### Exercise prompt:
In the entries below, repeat only the lines between those holding "Recreate this image" and "(below) at (380,438);", inclusive. Leave pictures out.

### Data supplied:
------------------------------
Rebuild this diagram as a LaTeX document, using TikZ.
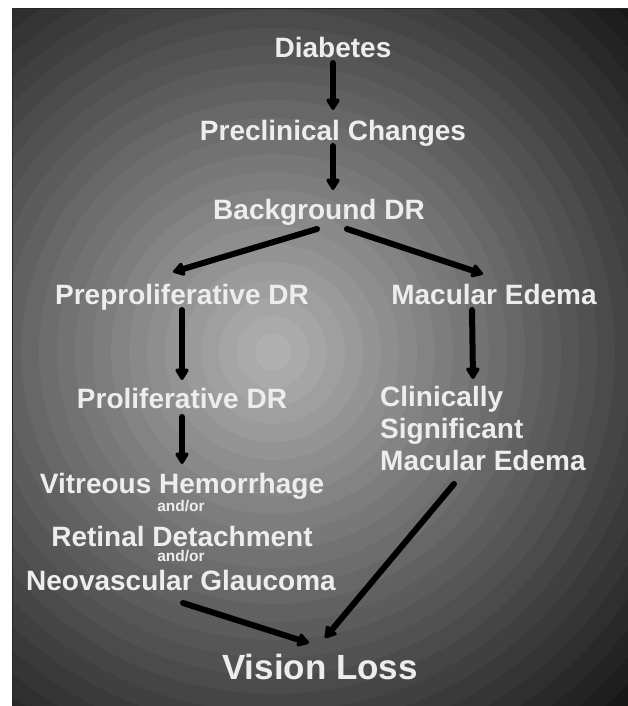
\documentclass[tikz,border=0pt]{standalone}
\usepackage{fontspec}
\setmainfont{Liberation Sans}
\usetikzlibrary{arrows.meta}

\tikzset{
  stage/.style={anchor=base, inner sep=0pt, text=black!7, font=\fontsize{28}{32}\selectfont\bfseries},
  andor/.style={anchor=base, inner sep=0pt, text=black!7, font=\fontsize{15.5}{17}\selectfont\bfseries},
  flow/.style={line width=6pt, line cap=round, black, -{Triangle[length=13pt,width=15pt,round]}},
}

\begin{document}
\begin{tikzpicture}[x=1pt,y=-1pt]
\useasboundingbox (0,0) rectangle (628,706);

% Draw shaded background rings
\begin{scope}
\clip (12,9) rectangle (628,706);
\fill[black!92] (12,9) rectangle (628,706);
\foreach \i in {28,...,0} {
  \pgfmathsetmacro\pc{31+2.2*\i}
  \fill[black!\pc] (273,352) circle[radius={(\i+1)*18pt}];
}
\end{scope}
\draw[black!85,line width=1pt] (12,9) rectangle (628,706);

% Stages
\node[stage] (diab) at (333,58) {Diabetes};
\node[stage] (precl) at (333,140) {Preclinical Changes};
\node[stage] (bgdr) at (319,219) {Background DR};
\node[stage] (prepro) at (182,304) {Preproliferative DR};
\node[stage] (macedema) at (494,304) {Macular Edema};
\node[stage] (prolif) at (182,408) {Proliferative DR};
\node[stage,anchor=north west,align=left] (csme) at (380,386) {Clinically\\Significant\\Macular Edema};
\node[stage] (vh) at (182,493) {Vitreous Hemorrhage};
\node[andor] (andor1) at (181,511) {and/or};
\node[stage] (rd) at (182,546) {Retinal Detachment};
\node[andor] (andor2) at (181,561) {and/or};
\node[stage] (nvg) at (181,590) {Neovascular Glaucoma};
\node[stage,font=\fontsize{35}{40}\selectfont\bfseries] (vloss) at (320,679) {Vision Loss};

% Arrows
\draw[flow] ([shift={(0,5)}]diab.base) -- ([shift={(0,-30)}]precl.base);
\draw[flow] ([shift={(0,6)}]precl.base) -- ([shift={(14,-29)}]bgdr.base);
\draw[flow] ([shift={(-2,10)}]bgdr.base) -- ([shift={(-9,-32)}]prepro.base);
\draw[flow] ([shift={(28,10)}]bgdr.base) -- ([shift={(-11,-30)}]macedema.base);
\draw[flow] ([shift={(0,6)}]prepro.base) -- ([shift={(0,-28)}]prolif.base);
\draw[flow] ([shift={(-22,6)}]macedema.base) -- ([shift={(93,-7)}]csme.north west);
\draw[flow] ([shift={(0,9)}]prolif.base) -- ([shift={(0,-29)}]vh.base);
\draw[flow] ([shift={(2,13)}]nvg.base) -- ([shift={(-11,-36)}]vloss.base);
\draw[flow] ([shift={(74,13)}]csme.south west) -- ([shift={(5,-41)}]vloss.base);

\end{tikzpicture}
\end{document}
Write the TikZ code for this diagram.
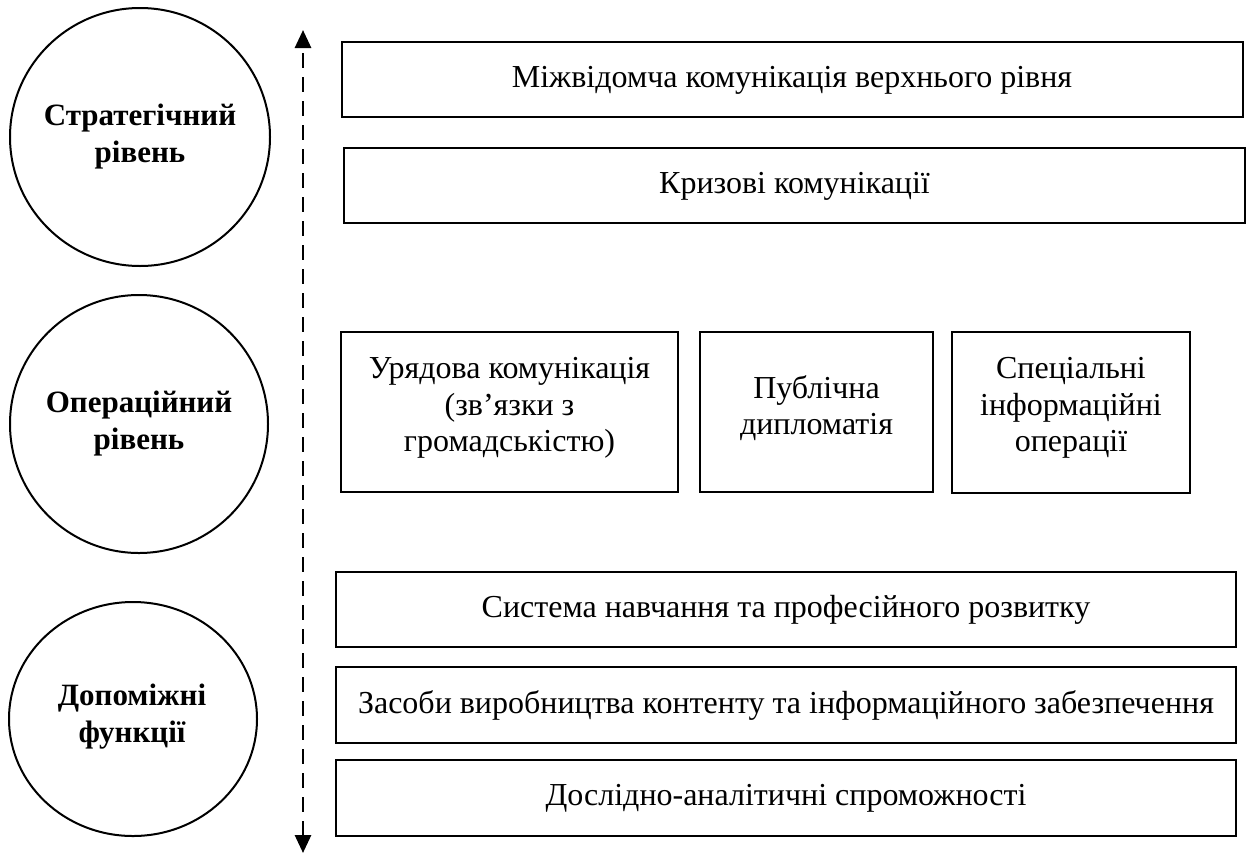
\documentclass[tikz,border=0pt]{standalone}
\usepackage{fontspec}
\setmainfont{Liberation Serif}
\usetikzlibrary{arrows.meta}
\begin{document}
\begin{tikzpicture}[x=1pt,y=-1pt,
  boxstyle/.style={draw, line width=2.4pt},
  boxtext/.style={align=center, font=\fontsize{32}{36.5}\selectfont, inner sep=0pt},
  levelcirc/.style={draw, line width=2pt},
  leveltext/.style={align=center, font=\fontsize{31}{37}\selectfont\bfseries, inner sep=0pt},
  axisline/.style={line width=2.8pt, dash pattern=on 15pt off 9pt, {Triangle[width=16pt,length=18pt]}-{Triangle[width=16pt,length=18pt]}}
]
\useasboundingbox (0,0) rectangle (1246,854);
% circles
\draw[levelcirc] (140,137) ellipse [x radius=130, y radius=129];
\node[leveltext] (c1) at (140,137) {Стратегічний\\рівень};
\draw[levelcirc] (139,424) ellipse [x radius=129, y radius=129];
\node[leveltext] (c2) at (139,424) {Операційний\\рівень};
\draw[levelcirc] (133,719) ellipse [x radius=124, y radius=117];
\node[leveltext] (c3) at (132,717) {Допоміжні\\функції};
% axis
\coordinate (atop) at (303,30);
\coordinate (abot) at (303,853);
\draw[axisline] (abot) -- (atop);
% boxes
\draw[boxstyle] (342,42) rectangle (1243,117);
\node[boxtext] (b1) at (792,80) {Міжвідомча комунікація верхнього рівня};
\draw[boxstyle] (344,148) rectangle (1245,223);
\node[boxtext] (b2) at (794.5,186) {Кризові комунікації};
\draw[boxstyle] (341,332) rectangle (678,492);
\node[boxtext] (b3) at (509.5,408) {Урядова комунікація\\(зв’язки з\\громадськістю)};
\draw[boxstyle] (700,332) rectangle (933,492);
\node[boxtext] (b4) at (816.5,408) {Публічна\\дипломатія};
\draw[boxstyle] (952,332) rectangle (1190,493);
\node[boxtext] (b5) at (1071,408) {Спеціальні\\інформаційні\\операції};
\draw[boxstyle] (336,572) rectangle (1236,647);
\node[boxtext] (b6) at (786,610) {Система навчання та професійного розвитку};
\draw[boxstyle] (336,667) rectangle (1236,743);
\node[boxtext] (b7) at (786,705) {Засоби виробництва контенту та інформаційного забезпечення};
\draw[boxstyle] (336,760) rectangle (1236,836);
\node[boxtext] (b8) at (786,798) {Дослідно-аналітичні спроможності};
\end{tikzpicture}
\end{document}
------------------------------
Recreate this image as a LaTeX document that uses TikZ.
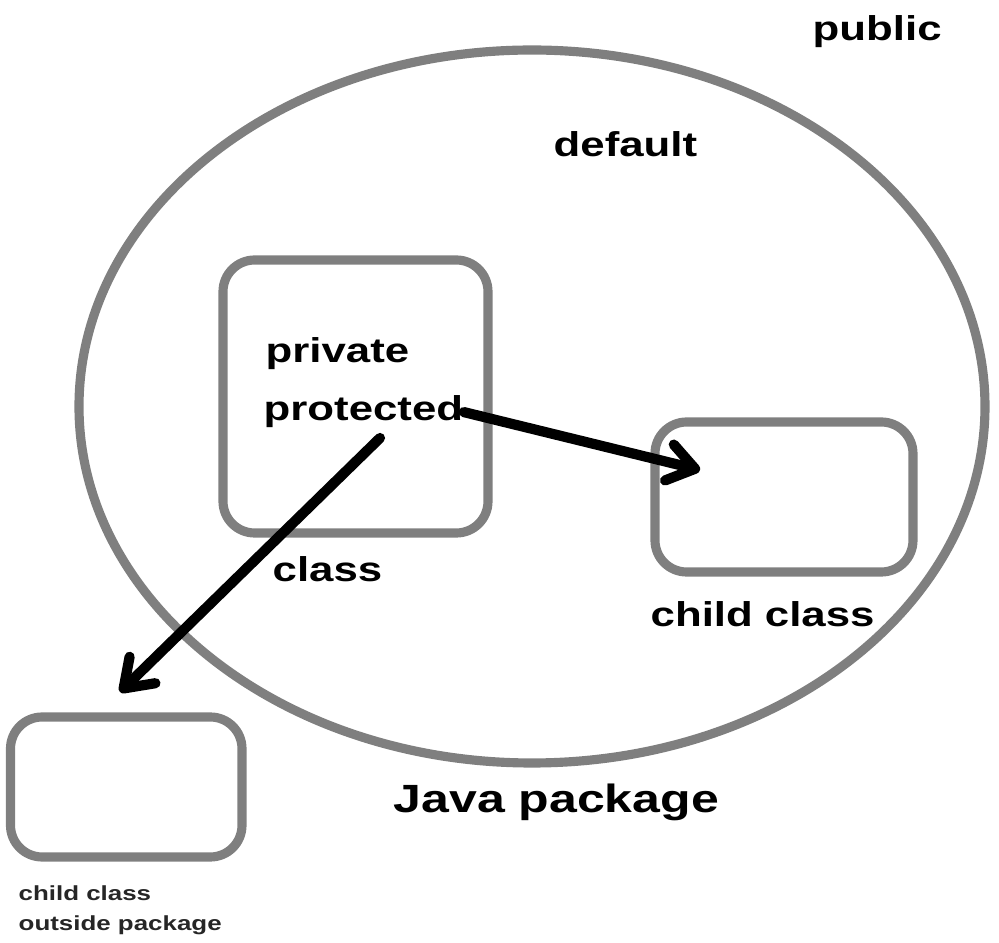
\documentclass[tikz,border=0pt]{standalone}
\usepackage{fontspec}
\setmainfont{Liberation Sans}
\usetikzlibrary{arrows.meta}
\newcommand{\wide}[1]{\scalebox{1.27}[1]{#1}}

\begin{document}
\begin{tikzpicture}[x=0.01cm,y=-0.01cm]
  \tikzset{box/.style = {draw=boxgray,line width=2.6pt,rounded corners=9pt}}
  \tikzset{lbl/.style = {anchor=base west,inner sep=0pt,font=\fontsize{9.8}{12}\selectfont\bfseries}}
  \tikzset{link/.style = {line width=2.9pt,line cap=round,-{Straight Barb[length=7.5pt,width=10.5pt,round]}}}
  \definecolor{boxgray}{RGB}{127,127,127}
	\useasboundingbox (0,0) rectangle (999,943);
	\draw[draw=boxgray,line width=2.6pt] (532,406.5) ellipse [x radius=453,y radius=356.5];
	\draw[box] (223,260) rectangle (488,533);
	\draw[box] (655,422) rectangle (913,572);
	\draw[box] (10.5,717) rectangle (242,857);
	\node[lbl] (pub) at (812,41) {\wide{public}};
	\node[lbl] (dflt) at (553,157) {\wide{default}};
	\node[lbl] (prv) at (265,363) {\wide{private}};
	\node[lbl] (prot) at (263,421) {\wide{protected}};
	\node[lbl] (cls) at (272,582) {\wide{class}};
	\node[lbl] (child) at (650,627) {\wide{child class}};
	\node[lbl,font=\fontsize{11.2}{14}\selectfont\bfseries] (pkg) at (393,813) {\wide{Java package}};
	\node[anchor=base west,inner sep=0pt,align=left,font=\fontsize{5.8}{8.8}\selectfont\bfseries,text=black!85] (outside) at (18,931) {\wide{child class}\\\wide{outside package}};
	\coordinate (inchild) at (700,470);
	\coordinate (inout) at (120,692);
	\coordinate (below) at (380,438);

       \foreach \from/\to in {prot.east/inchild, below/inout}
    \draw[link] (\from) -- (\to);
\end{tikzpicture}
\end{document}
------------------------------
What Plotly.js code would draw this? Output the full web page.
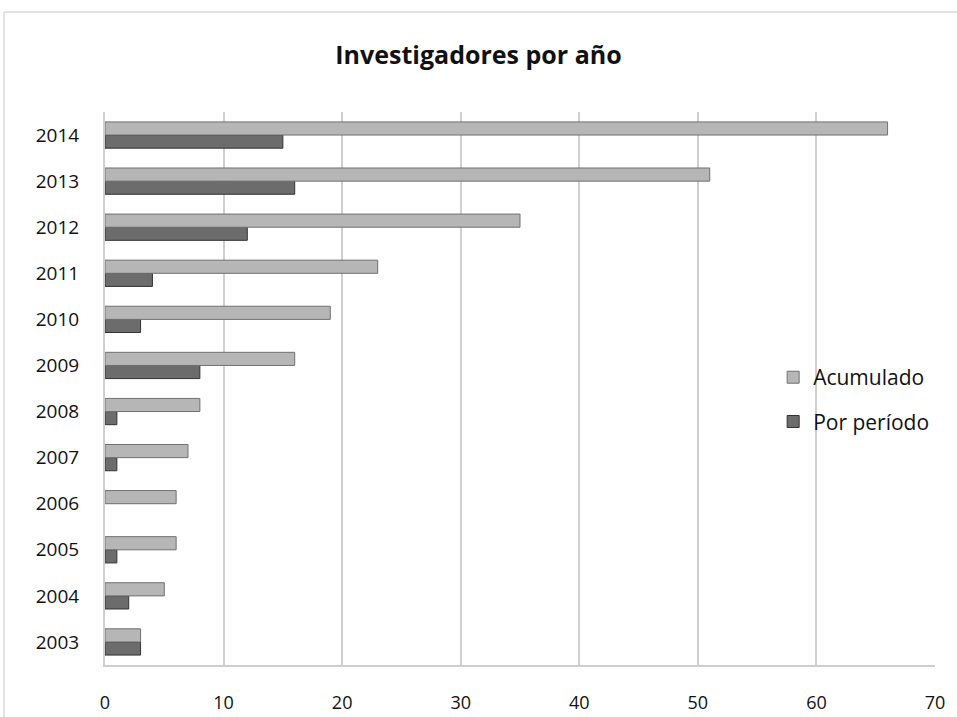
------------------------------
### Worked solution:
Recreate this image as a LaTeX document that uses TikZ.
\documentclass[tikz,border=0pt]{standalone}
\usepackage{fontspec}
\setmainfont{Liberation Sans}
\usetikzlibrary{arrows.meta}
\newcommand{\wide}[1]{\scalebox{1.27}[1]{#1}}

\begin{document}
\begin{tikzpicture}[x=0.01cm,y=-0.01cm]
  \tikzset{box/.style = {draw=boxgray,line width=2.6pt,rounded corners=9pt}}
  \tikzset{lbl/.style = {anchor=base west,inner sep=0pt,font=\fontsize{9.8}{12}\selectfont\bfseries}}
  \tikzset{link/.style = {line width=2.9pt,line cap=round,-{Straight Barb[length=7.5pt,width=10.5pt,round]}}}
  \definecolor{boxgray}{RGB}{127,127,127}
	\useasboundingbox (0,0) rectangle (999,943);
	\draw[draw=boxgray,line width=2.6pt] (532,406.5) ellipse [x radius=453,y radius=356.5];
	\draw[box] (223,260) rectangle (488,533);
	\draw[box] (655,422) rectangle (913,572);
	\draw[box] (10.5,717) rectangle (242,857);
	\node[lbl] (pub) at (812,41) {\wide{public}};
	\node[lbl] (dflt) at (553,157) {\wide{default}};
	\node[lbl] (prv) at (265,363) {\wide{private}};
	\node[lbl] (prot) at (263,421) {\wide{protected}};
	\node[lbl] (cls) at (272,582) {\wide{class}};
	\node[lbl] (child) at (650,627) {\wide{child class}};
	\node[lbl,font=\fontsize{11.2}{14}\selectfont\bfseries] (pkg) at (393,813) {\wide{Java package}};
	\node[anchor=base west,inner sep=0pt,align=left,font=\fontsize{5.8}{8.8}\selectfont\bfseries,text=black!85] (outside) at (18,931) {\wide{child class}\\\wide{outside package}};
	\coordinate (inchild) at (700,470);
	\coordinate (inout) at (120,692);
	\coordinate (below) at (380,438);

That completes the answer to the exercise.